Leave out the images and repeat the listing below without a single change.

_Data provided_:
—————

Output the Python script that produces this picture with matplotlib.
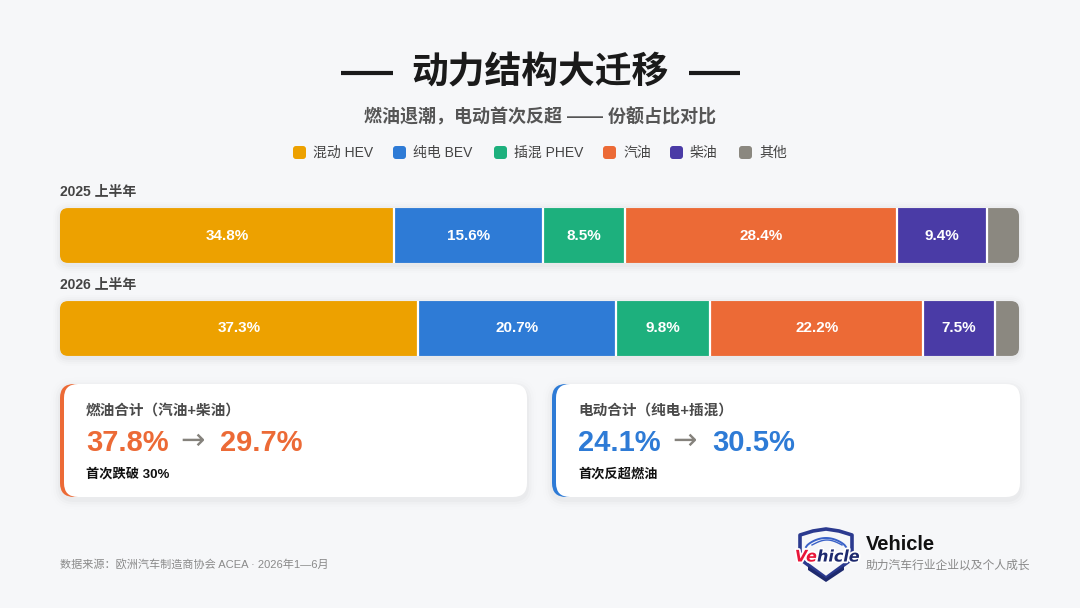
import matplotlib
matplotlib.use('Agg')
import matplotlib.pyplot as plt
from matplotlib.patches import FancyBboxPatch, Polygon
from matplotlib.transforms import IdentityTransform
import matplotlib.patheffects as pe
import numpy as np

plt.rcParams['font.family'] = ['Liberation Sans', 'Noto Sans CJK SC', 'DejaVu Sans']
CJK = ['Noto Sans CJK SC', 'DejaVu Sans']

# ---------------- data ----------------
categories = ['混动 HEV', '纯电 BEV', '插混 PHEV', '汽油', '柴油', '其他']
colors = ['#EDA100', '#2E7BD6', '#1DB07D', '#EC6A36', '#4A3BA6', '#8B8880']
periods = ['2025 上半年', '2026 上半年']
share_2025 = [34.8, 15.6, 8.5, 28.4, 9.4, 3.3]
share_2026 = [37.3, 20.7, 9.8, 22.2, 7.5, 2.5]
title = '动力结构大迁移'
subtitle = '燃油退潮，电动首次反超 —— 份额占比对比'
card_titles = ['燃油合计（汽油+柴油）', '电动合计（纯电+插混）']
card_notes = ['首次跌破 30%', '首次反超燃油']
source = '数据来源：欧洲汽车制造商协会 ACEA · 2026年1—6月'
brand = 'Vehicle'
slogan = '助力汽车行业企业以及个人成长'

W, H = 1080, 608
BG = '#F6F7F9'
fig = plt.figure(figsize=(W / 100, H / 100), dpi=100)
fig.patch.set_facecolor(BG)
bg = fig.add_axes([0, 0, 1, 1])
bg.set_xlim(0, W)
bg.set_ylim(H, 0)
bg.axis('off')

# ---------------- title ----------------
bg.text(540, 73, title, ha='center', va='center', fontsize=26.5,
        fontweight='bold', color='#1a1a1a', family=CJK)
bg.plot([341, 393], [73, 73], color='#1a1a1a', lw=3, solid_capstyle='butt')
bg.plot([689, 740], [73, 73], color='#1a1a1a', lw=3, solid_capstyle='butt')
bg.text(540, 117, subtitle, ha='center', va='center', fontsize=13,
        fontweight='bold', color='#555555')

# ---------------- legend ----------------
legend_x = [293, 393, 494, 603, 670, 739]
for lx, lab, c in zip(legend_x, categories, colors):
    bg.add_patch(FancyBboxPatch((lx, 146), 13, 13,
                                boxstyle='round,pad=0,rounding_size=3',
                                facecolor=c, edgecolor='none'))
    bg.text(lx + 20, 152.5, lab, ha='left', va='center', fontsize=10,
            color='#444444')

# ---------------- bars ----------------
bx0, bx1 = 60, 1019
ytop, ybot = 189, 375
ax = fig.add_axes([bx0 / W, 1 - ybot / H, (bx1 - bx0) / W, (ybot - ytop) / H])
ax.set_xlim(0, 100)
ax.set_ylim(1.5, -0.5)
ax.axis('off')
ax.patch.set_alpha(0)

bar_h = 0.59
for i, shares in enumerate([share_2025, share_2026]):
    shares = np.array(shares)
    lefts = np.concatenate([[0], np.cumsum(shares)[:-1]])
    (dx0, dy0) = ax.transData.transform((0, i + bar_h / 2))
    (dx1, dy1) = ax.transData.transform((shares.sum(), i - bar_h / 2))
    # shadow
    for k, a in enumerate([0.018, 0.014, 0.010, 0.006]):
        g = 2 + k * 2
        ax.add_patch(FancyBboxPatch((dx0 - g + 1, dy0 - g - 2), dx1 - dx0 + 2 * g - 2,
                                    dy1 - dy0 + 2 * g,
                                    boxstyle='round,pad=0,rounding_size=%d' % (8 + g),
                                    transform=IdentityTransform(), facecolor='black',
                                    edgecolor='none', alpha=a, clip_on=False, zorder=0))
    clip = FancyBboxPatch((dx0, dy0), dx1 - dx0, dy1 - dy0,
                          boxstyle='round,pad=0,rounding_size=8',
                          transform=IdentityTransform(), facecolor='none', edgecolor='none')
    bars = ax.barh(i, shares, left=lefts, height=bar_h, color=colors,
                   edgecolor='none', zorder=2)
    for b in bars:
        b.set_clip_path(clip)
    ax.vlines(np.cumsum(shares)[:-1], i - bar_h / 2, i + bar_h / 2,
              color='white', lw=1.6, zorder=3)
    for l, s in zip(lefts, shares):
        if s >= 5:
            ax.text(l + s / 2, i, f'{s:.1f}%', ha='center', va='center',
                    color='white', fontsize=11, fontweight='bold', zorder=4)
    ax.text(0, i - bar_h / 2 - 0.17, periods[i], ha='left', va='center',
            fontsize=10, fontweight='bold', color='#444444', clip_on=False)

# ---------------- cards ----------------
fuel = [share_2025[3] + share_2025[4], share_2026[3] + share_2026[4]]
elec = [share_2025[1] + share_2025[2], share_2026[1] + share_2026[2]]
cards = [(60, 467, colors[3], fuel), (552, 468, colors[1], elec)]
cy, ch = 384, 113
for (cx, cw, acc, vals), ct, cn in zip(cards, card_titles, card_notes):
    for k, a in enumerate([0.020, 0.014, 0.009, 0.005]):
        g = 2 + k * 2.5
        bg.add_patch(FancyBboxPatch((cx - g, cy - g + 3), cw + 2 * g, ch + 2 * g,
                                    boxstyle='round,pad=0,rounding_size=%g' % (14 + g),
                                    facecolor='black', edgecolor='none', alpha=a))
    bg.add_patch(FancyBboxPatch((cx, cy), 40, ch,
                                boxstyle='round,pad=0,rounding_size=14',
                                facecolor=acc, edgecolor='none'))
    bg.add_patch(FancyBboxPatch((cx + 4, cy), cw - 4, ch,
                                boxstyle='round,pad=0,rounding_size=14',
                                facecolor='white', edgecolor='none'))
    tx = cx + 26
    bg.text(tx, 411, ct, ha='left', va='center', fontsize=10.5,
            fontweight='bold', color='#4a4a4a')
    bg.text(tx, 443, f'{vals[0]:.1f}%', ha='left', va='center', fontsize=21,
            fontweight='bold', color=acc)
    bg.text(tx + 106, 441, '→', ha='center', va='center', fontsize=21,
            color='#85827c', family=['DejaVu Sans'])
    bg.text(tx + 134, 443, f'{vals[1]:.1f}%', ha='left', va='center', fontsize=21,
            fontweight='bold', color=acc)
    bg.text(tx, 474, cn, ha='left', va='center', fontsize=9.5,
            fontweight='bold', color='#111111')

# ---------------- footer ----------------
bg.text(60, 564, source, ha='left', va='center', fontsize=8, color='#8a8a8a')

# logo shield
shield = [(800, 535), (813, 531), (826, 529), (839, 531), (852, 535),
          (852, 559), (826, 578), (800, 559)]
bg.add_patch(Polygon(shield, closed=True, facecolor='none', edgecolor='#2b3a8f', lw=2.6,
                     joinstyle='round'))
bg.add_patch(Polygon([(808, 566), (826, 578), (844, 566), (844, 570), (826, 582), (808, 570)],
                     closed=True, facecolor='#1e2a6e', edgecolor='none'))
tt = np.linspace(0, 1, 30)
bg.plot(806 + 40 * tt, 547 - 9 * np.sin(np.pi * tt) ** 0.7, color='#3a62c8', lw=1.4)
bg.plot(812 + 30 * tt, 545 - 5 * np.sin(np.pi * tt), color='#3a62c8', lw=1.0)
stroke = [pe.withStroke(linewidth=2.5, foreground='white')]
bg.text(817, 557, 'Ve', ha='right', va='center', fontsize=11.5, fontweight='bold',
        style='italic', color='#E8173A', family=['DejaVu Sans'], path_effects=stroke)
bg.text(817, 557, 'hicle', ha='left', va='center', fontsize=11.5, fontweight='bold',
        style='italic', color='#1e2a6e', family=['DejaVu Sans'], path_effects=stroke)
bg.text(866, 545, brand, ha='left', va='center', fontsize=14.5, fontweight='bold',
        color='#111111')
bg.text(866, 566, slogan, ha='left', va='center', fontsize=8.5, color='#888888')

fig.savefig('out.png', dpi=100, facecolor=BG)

—————

_Solution to the exercise_:
Output the Python script that produces this picture with matplotlib.
import matplotlib
matplotlib.use('Agg')
import matplotlib.pyplot as plt
from matplotlib.patches import FancyBboxPatch, Polygon
from matplotlib.transforms import IdentityTransform
import matplotlib.patheffects as pe
import numpy as np

plt.rcParams['font.family'] = ['Liberation Sans', 'Noto Sans CJK SC', 'DejaVu Sans']
CJK = ['Noto Sans CJK SC', 'DejaVu Sans']

# ---------------- data ----------------
categories = ['混动 HEV', '纯电 BEV', '插混 PHEV', '汽油', '柴油', '其他']
colors = ['#EDA100', '#2E7BD6', '#1DB07D', '#EC6A36', '#4A3BA6', '#8B8880']
periods = ['2025 上半年', '2026 上半年']
share_2025 = [34.8, 15.6, 8.5, 28.4, 9.4, 3.3]
share_2026 = [37.3, 20.7, 9.8, 22.2, 7.5, 2.5]
title = '动力结构大迁移'
subtitle = '燃油退潮，电动首次反超 —— 份额占比对比'
card_titles = ['燃油合计（汽油+柴油）', '电动合计（纯电+插混）']
card_notes = ['首次跌破 30%', '首次反超燃油']
source = '数据来源：欧洲汽车制造商协会 ACEA · 2026年1—6月'
brand = 'Vehicle'
slogan = '助力汽车行业企业以及个人成长'

W, H = 1080, 608
BG = '#F6F7F9'
fig = plt.figure(figsize=(W / 100, H / 100), dpi=100)
fig.patch.set_facecolor(BG)
bg = fig.add_axes([0, 0, 1, 1])
bg.set_xlim(0, W)
bg.set_ylim(H, 0)
bg.axis('off')

# ---------------- title ----------------
bg.text(540, 73, title, ha='center', va='center', fontsize=26.5,
        fontweight='bold', color='#1a1a1a', family=CJK)
bg.plot([341, 393], [73, 73], color='#1a1a1a', lw=3, solid_capstyle='butt')
bg.plot([689, 740], [73, 73], color='#1a1a1a', lw=3, solid_capstyle='butt')
bg.text(540, 117, subtitle, ha='center', va='center', fontsize=13,
        fontweight='bold', color='#555555')

# ---------------- legend ----------------
legend_x = [293, 393, 494, 603, 670, 739]
for lx, lab, c in zip(legend_x, categories, colors):
    bg.add_patch(FancyBboxPatch((lx, 146), 13, 13,
                                boxstyle='round,pad=0,rounding_size=3',
                                facecolor=c, edgecolor='none'))
    bg.text(lx + 20, 152.5, lab, ha='left', va='center', fontsize=10,
            color='#444444')

# ---------------- bars ----------------
bx0, bx1 = 60, 1019
ytop, ybot = 189, 375
ax = fig.add_axes([bx0 / W, 1 - ybot / H, (bx1 - bx0) / W, (ybot - ytop) / H])
ax.set_xlim(0, 100)
ax.set_ylim(1.5, -0.5)
ax.axis('off')
ax.patch.set_alpha(0)

bar_h = 0.59
for i, shares in enumerate([share_2025, share_2026]):
    shares = np.array(shares)
    lefts = np.concatenate([[0], np.cumsum(shares)[:-1]])
    (dx0, dy0) = ax.transData.transform((0, i + bar_h / 2))
    (dx1, dy1) = ax.transData.transform((shares.sum(), i - bar_h / 2))
    # shadow
    for k, a in enumerate([0.018, 0.014, 0.010, 0.006]):
        g = 2 + k * 2
        ax.add_patch(FancyBboxPatch((dx0 - g + 1, dy0 - g - 2), dx1 - dx0 + 2 * g - 2,
                                    dy1 - dy0 + 2 * g,
                                    boxstyle='round,pad=0,rounding_size=%d' % (8 + g),
                                    transform=IdentityTransform(), facecolor='black',
                                    edgecolor='none', alpha=a, clip_on=False, zorder=0))
    clip = FancyBboxPatch((dx0, dy0), dx1 - dx0, dy1 - dy0,
                          boxstyle='round,pad=0,rounding_size=8',
                          transform=IdentityTransform(), facecolor='none', edgecolor='none')
    bars = ax.barh(i, shares, left=lefts, height=bar_h, color=colors,
                   edgecolor='none', zorder=2)
    for b in bars:
        b.set_clip_path(clip)
    ax.vlines(np.cumsum(shares)[:-1], i - bar_h / 2, i + bar_h / 2,
              color='white', lw=1.6, zorder=3)
    for l, s in zip(lefts, shares):
        if s >= 5:
            ax.text(l + s / 2, i, f'{s:.1f}%', ha='center', va='center',
                    color='white', fontsize=11, fontweight='bold', zorder=4)
    ax.text(0, i - bar_h / 2 - 0.17, periods[i], ha='left', va='center',
            fontsize=10, fontweight='bold', color='#444444', clip_on=False)

# ---------------- cards ----------------
fuel = [share_2025[3] + share_2025[4], share_2026[3] + share_2026[4]]
elec = [share_2025[1] + share_2025[2], share_2026[1] + share_2026[2]]
cards = [(60, 467, colors[3], fuel), (552, 468, colors[1], elec)]
cy, ch = 384, 113
for (cx, cw, acc, vals), ct, cn in zip(cards, card_titles, card_notes):
    for k, a in enumerate([0.020, 0.014, 0.009, 0.005]):
        g = 2 + k * 2.5
        bg.add_patch(FancyBboxPatch((cx - g, cy - g + 3), cw + 2 * g, ch + 2 * g,
                                    boxstyle='round,pad=0,rounding_size=%g' % (14 + g),
                                    facecolor='black', edgecolor='none', alpha=a))
    bg.add_patch(FancyBboxPatch((cx, cy), 40, ch,
                                boxstyle='round,pad=0,rounding_size=14',
                                facecolor=acc, edgecolor='none'))
    bg.add_patch(FancyBboxPatch((cx + 4, cy), cw - 4, ch,
                                boxstyle='round,pad=0,rounding_size=14',
                                facecolor='white', edgecolor='none'))
    tx = cx + 26
    bg.text(tx, 411, ct, ha='left', va='center', fontsize=10.5,
            fontweight='bold', color='#4a4a4a')
    bg.text(tx, 443, f'{vals[0]:.1f}%', ha='left', va='center', fontsize=21,
            fontweight='bold', color=acc)
    bg.text(tx + 106, 441, '→', ha='center', va='center', fontsize=21,
            color='#85827c', family=['DejaVu Sans'])
    bg.text(tx + 134, 443, f'{vals[1]:.1f}%', ha='left', va='center', fontsize=21,
            fontweight='bold', color=acc)
    bg.text(tx, 474, cn, ha='left', va='center', fontsize=9.5,
            fontweight='bold', color='#111111')

# ---------------- footer ----------------
bg.text(60, 564, source, ha='left', va='center', fontsize=8, color='#8a8a8a')

# logo shield
shield = [(800, 535), (813, 531), (826, 529), (839, 531), (852, 535),
          (852, 559), (826, 578), (800, 559)]
bg.add_patch(Polygon(shield, closed=True, facecolor='none', edgecolor='#2b3a8f', lw=2.6,
                     joinstyle='round'))
bg.add_patch(Polygon([(808, 566), (826, 578), (844, 566), (844, 570), (826, 582), (808, 570)],
                     closed=True, facecolor='#1e2a6e', edgecolor='none'))
tt = np.linspace(0, 1, 30)
bg.plot(806 + 40 * tt, 547 - 9 * np.sin(np.pi * tt) ** 0.7, color='#3a62c8', lw=1.4)
bg.plot(812 + 30 * tt, 545 - 5 * np.sin(np.pi * tt), color='#3a62c8', lw=1.0)
stroke = [pe.withStroke(linewidth=2.5, foreground='white')]
bg.text(817, 557, 'Ve', ha='right', va='center', fontsize=11.5, fontweight='bold',
        style='italic', color='#E8173A', family=['DejaVu Sans'], path_effects=stroke)
bg.text(817, 557, 'hicle', ha='left', va='center', fontsize=11.5, fontweight='bold',
        style='italic', color='#1e2a6e', family=['DejaVu Sans'], path_effects=stroke)
bg.text(866, 545, brand, ha='left', va='center', fontsize=14.5, fontweight='bold',
        color='#111111')
bg.text(866, 566, slogan, ha='left', va='center', fontsize=8.5, color='#888888')

fig.savefig('out.png', dpi=100, facecolor=BG)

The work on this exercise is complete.